AIM =
Retype the data exactly, from its first line to the line containing "import plotly.graph_objects as go", including both, and skip any picture.

------

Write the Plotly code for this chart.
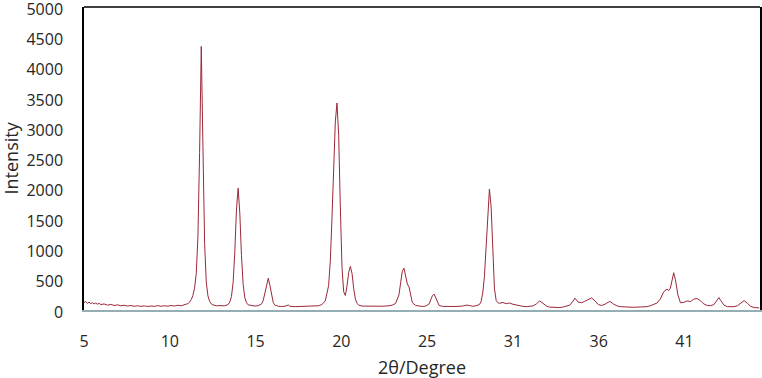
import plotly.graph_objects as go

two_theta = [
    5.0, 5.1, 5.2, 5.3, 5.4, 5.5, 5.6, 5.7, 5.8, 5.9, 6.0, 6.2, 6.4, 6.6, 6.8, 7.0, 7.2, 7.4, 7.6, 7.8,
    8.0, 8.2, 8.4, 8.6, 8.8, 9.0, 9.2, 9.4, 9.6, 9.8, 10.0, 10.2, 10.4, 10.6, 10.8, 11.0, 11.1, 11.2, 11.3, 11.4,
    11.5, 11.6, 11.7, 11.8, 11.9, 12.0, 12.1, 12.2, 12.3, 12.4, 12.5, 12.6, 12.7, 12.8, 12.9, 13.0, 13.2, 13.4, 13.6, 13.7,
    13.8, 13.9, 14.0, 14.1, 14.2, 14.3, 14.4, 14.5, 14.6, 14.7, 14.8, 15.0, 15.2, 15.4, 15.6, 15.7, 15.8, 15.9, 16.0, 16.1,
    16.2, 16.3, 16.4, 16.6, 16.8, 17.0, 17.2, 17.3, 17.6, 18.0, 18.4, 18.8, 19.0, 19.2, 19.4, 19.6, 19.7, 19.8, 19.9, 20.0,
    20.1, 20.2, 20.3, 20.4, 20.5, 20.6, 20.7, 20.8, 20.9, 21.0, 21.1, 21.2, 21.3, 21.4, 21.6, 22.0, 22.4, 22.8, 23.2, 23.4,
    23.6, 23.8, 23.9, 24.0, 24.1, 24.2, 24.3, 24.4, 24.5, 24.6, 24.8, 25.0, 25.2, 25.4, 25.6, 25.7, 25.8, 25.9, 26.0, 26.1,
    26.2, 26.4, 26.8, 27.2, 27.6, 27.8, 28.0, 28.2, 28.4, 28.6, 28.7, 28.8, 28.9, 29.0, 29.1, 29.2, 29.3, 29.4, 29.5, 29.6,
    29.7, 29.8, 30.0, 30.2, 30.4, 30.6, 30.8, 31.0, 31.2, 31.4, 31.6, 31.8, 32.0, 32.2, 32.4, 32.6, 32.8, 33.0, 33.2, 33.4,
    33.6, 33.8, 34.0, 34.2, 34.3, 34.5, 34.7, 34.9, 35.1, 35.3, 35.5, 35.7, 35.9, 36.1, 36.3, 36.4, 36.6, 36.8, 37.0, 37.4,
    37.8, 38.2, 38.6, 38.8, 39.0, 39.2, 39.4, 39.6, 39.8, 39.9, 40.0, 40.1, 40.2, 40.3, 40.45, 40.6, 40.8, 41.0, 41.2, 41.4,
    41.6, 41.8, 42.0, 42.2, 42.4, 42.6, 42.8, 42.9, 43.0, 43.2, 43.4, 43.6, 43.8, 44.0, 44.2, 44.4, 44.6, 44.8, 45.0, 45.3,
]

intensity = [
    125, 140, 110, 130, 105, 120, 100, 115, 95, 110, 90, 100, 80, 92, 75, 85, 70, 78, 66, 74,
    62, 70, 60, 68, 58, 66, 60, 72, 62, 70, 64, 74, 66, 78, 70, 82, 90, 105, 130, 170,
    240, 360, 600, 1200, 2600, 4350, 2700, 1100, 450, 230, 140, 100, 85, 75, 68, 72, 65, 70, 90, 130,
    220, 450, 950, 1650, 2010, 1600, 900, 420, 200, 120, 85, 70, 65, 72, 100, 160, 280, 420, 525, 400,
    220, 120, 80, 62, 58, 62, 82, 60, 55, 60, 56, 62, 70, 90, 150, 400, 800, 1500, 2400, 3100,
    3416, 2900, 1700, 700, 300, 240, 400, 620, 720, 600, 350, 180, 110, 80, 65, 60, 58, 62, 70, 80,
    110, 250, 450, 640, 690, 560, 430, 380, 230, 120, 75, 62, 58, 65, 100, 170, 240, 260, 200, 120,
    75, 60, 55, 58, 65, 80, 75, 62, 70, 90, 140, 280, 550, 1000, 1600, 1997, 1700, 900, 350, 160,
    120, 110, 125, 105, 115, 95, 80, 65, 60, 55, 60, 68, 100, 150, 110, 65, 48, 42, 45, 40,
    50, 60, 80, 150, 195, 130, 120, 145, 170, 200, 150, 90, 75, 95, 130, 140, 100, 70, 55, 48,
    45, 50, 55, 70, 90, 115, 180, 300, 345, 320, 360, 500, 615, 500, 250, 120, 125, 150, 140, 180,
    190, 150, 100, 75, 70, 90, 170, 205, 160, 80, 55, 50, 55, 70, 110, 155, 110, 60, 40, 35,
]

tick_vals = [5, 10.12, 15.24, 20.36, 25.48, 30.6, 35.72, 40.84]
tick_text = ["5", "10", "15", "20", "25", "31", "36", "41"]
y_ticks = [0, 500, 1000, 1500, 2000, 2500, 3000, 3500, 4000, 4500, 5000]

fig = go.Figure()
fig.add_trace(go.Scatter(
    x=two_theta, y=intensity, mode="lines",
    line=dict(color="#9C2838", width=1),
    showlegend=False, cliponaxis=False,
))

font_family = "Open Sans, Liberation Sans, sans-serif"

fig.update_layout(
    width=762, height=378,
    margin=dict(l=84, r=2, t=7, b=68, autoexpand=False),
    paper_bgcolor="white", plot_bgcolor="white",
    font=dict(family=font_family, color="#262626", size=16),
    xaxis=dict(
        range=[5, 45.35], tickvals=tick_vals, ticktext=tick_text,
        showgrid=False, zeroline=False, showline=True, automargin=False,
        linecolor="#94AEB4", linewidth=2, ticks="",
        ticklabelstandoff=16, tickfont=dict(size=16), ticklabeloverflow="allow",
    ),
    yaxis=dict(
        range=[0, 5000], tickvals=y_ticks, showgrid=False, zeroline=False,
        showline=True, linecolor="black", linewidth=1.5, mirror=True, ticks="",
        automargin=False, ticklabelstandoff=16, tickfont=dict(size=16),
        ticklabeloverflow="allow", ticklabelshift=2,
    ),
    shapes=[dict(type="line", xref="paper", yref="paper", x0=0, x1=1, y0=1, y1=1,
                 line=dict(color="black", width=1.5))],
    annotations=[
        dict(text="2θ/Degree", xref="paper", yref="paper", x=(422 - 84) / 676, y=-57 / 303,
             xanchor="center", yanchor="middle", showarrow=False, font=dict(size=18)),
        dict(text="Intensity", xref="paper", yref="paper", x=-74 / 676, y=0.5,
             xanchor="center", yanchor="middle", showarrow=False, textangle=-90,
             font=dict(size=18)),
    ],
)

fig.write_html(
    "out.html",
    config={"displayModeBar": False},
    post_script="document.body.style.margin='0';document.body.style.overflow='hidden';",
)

------

THE RESULT =
Write the Plotly code for this chart.
import plotly.graph_objects as go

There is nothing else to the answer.